- **What the task asks**
Search the listing for the string "diagram" and copy every line that contains it.

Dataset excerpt
----------

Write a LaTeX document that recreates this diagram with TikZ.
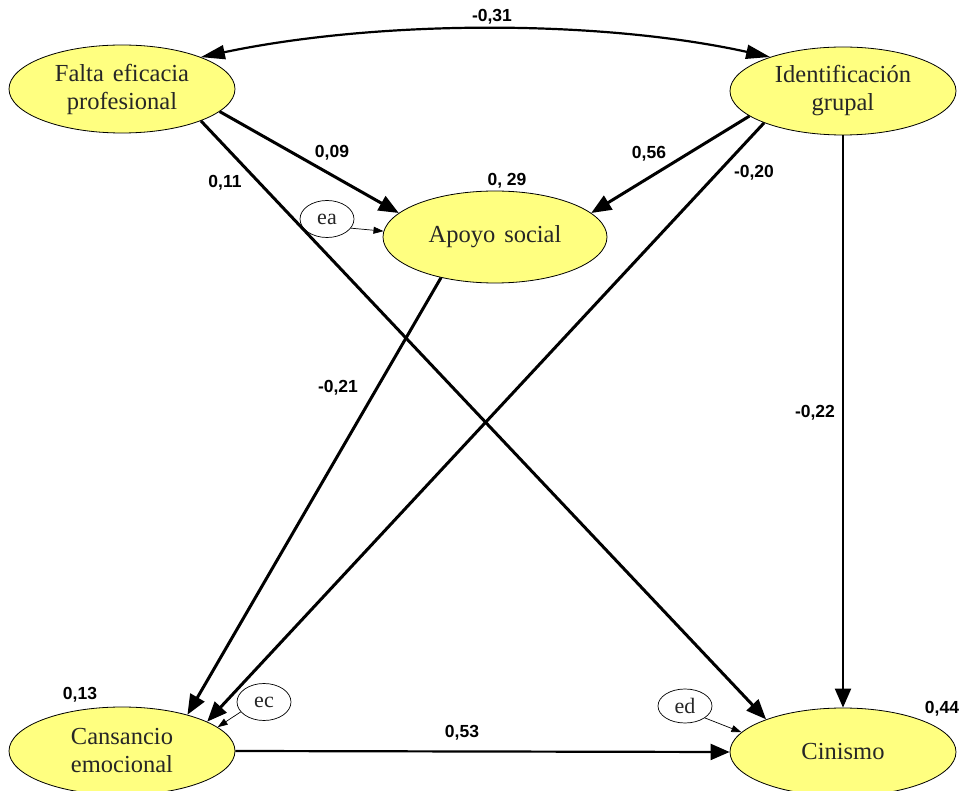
\documentclass[tikz,border=0pt]{standalone}
\usepackage{fontspec}
\setmainfont{Liberation Serif}
\newfontfamily\labfont{Liberation Sans}
\usetikzlibrary{shapes.geometric,arrows.meta}
\definecolor{latfill}{RGB}{255,255,128}
\newcommand\mywidespace{\spaceskip=9pt plus 2pt\relax}
\tikzset{
  latent/.style={ellipse,draw=black,line width=0.8pt,fill=latfill,inner sep=0pt,
    minimum width=226pt,minimum height=88pt,align=center,
    font=\fontsize{24.5}{28}\selectfont\mywidespace,text=black!85},
  errnode/.style={ellipse,draw=black,line width=0.7pt,fill=white,inner sep=0pt,
    minimum width=54pt,minimum height=37pt,font=\fontsize{22}{24}\selectfont,text=black!85},
  coef/.style={font=\labfont\bfseries\fontsize{17.5}{19}\selectfont,inner sep=0pt},
  patharrow/.style={line width=3pt,-{Triangle[length=20pt,width=16pt]}},
  patharrowthin/.style={line width=2.2pt,-{Triangle[length=19pt,width=16pt]}},
  errarrow/.style={line width=0.7pt,-{Triangle[length=10pt,width=7pt]}}
}
\begin{document}
\begin{tikzpicture}[x=1pt,y=-1pt]
\useasboundingbox (0,0) rectangle (962,791);
\node[latent] (falta) at (122,89) {Falta eficacia\\profesional};
\node[latent] (ident) at (843,91) {Identificación\\grupal};
\node[latent,minimum width=224pt,minimum height=92pt] (apoyo) at (495,237) {Apoyo social};
\node[latent] (cans) at (122,751) {Cansancio\\emocional};
\node[latent] (cin) at (843,752) {Cinismo};
\node[errnode] (ea) at (327,219) {ea};
\node[errnode] (ec) at (264,702) {ec};
\node[errnode,minimum height=34pt] (ed) at (685,706) {ed};

\draw[line width=2.2pt,{Triangle[length=24pt,width=14pt]}-{Triangle[length=24pt,width=14pt]}]
  (falta.22) .. controls (380,19.5) and (600,19.5) .. (ident.155);
\draw[patharrow] (falta.-13) -- (apoyo.166);
\draw[patharrow] (falta.-22) -- (cin.157);
\draw[patharrow] (ident.-165) -- (apoyo.14);
\draw[patharrow] (ident.-158) -- (cans.19);
\draw[patharrow] (apoyo.-143) -- (cans.29);
\draw[patharrowthin] (ident.south) -- (cin.north);
\draw[patharrowthin] (cans.east) -- (cin.west);
\draw[errarrow] (ea.-21) -- (apoyo.177);
\draw[errarrow] (ec.-157) -- (cans.14);
\draw[errarrow] (ed.-31) -- (cin.169);

\node[coef] (c1) at (492,17) {-0,31};
\node[coef] (c2) at (332,153) {0,09};
\node[coef] (c3) at (225,183) {0,11};
\node[coef] (c4) at (507,181) {0, 29};
\node[coef] (c5) at (649,154) {0,56};
\node[coef] (c6) at (754,173) {-0,20};
\node[coef] (c7) at (338,388) {-0,21};
\node[coef] (c8) at (815,413) {-0,22};
\node[coef] (c9) at (80,695) {0,13};
\node[coef] (c10) at (462,733) {0,53};
\node[coef] (c11) at (942,709) {0,44};
\end{tikzpicture}
\end{document}
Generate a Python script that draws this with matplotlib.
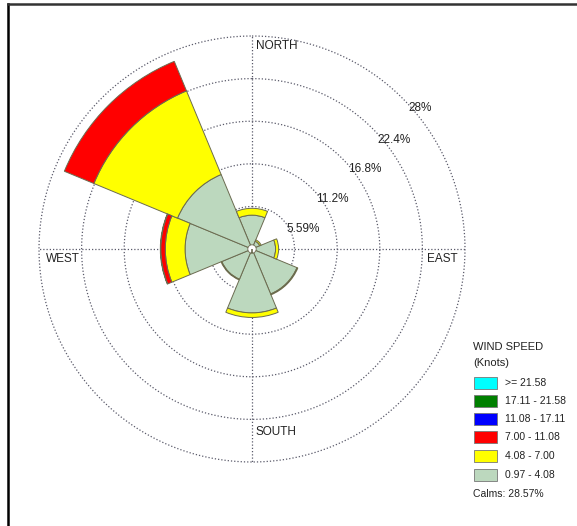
import numpy as np
import matplotlib
matplotlib.use("Agg")
import matplotlib.pyplot as plt
from matplotlib.patches import Rectangle
from matplotlib.lines import Line2D

plt.rcParams['font.family'] = ['Liberation Sans', 'DejaVu Sans']

# ---- data ----
directions = ["N", "NE", "E", "SE", "S", "SW", "W", "NW"]
angles_deg = [0, 45, 90, 135, 180, 225, 270, 315]
# frequency (%) per speed class, per direction
spd_097_408 = [4.45, 1.10, 3.10, 6.40, 8.40, 4.30, 8.80, 10.60]
spd_408_700 = [0.90, 0.20, 0.40, 0.12, 0.60, 0.10, 2.60, 11.90]
spd_700_1108 = [0.00, 0.00, 0.00, 0.00, 0.00, 0.00, 0.60, 4.20]
spd_1108_1711 = [0, 0, 0, 0, 0, 0, 0.05, 0]
spd_1711_2158 = [0, 0, 0, 0, 0, 0, 0, 0]
spd_ge_2158 = [0, 0, 0, 0, 0, 0, 0, 0]
series = [spd_097_408, spd_408_700, spd_700_1108, spd_1108_1711, spd_1711_2158, spd_ge_2158]
series_colors = ["#bcd8be", "#ffff00", "#ff0000", "#0000ff", "#008000", "#00ffff"]

legend_labels = [">= 21.58", "17.11 - 21.58", "11.08 - 17.11", "7.00 - 11.08", "4.08 - 7.00", "0.97 - 4.08"]
legend_colors = ["#00ffff", "#008000", "#0000ff", "#ff0000", "#ffff00", "#bcd8be"]
ring_values = [5.59, 11.2, 16.8, 22.4, 28]
ring_labels = ["5.59%", "11.2%", "16.8%", "22.4%", "28%"]
calms_text = "Calms: 28.57%"
rmax = 28.0

W, H = 577, 526
fig = plt.figure(figsize=(W / 100, H / 100), dpi=100)
fig.patch.set_facecolor("white")

cx, cy, R = 252, 249, 213
ax = fig.add_axes([(cx - R) / W, (H - cy - R) / H, 2 * R / W, 2 * R / H], projection="polar")
ax.set_theta_zero_location("N")
ax.set_theta_direction(-1)
ax.set_ylim(0, rmax)
ax.grid(False)
ax.set_xticks([])
ax.set_yticks([])
ax.spines["polar"].set_visible(False)
ax.set_facecolor("none")

# grid rings and axes lines
th = np.linspace(0, 2 * np.pi, 400)
for rv in ring_values:
    ax.plot(th, np.full_like(th, rv), color="#5a5a6a", lw=0.9, ls=(0, (1, 1.6)), zorder=1, clip_on=False)
for a in [0, 90, 180, 270]:
    ax.plot([np.deg2rad(a)] * 2, [0, rmax], color="#5a5a6a", lw=0.9, ls=(0, (1, 1.6)), zorder=1, clip_on=False)

theta = np.deg2rad(angles_deg)
width = np.deg2rad(45)
bottom = np.zeros(len(directions))
for vals, col in zip(series, series_colors):
    vals = np.array(vals, dtype=float)
    mask = vals > 0
    ax.bar(theta[mask], vals[mask], width=width, bottom=bottom[mask], color=col,
           edgecolor="#6b6b50", linewidth=0.7, zorder=3, clip_on=False)
    bottom = bottom + vals

# calm circle
ax.bar([0], [0.55], width=2 * np.pi, bottom=0, color="white", edgecolor="#6b6b50", linewidth=0.6, zorder=4)

# ring labels
ring_pos = [(303, 229), (332, 199), (365, 169), (394, 140), (420, 108)]
for (x, y), t in zip(ring_pos, ring_labels):
    fig.text(x / W, 1 - y / H, t, ha="center", va="center", fontsize=8.5, color="#222222")

# direction labels
fs = 8.5
fig.text(256 / W, 1 - 46 / H, "NORTH", ha="left", va="center", fontsize=fs, color="#222222")
fig.text(46 / W, 1 - 259 / H, "WEST", ha="left", va="center", fontsize=fs, color="#222222")
fig.text(427 / W, 1 - 259 / H, "EAST", ha="left", va="center", fontsize=fs, color="#222222")
fig.text(256 / W, 1 - 432 / H, "SOUTH", ha="left", va="center", fontsize=fs, color="#222222")

# legend
fig.text(473 / W, 1 - 347 / H, "WIND SPEED", ha="left", va="center", fontsize=8, color="#222222")
fig.text(473 / W, 1 - 363 / H, "(Knots)", ha="left", va="center", fontsize=8, color="#222222")
rows_y = [383, 401, 419, 437, 456, 475]
for yy, lab, col in zip(rows_y, legend_labels, legend_colors):
    fig.patches.append(Rectangle((474 / W, 1 - (yy + 6) / H), 23 / W, 12 / H,
                                 transform=fig.transFigure, facecolor=col,
                                 edgecolor="#777777", linewidth=0.6))
    fig.text(505 / W, 1 - yy / H, lab, ha="left", va="center", fontsize=7.5, color="#222222")
fig.text(473 / W, 1 - 494 / H, calms_text, ha="left", va="center", fontsize=7.5, color="#222222")

# outer frame (left and top edges)
fig.lines.append(Line2D([8 / W, 8 / W], [0, 1 - 4 / H], transform=fig.transFigure, color="black", lw=1.8))
fig.lines.append(Line2D([8 / W, 1], [1 - 4 / H, 1 - 4 / H], transform=fig.transFigure, color="#333333", lw=1.8))

fig.savefig("out.png", dpi=100, facecolor="white")
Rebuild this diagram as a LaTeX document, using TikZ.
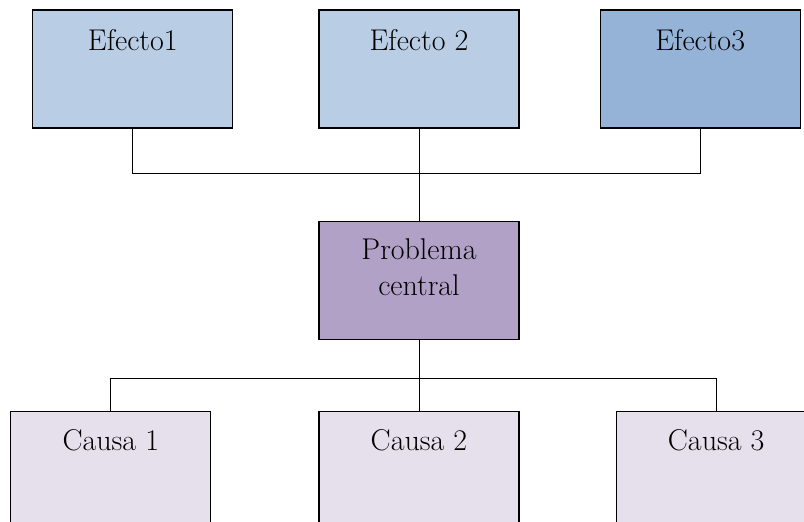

----------

- **Solution**
Write a LaTeX document that recreates this diagram with TikZ.
Rebuild this diagram as a LaTeX document, using TikZ.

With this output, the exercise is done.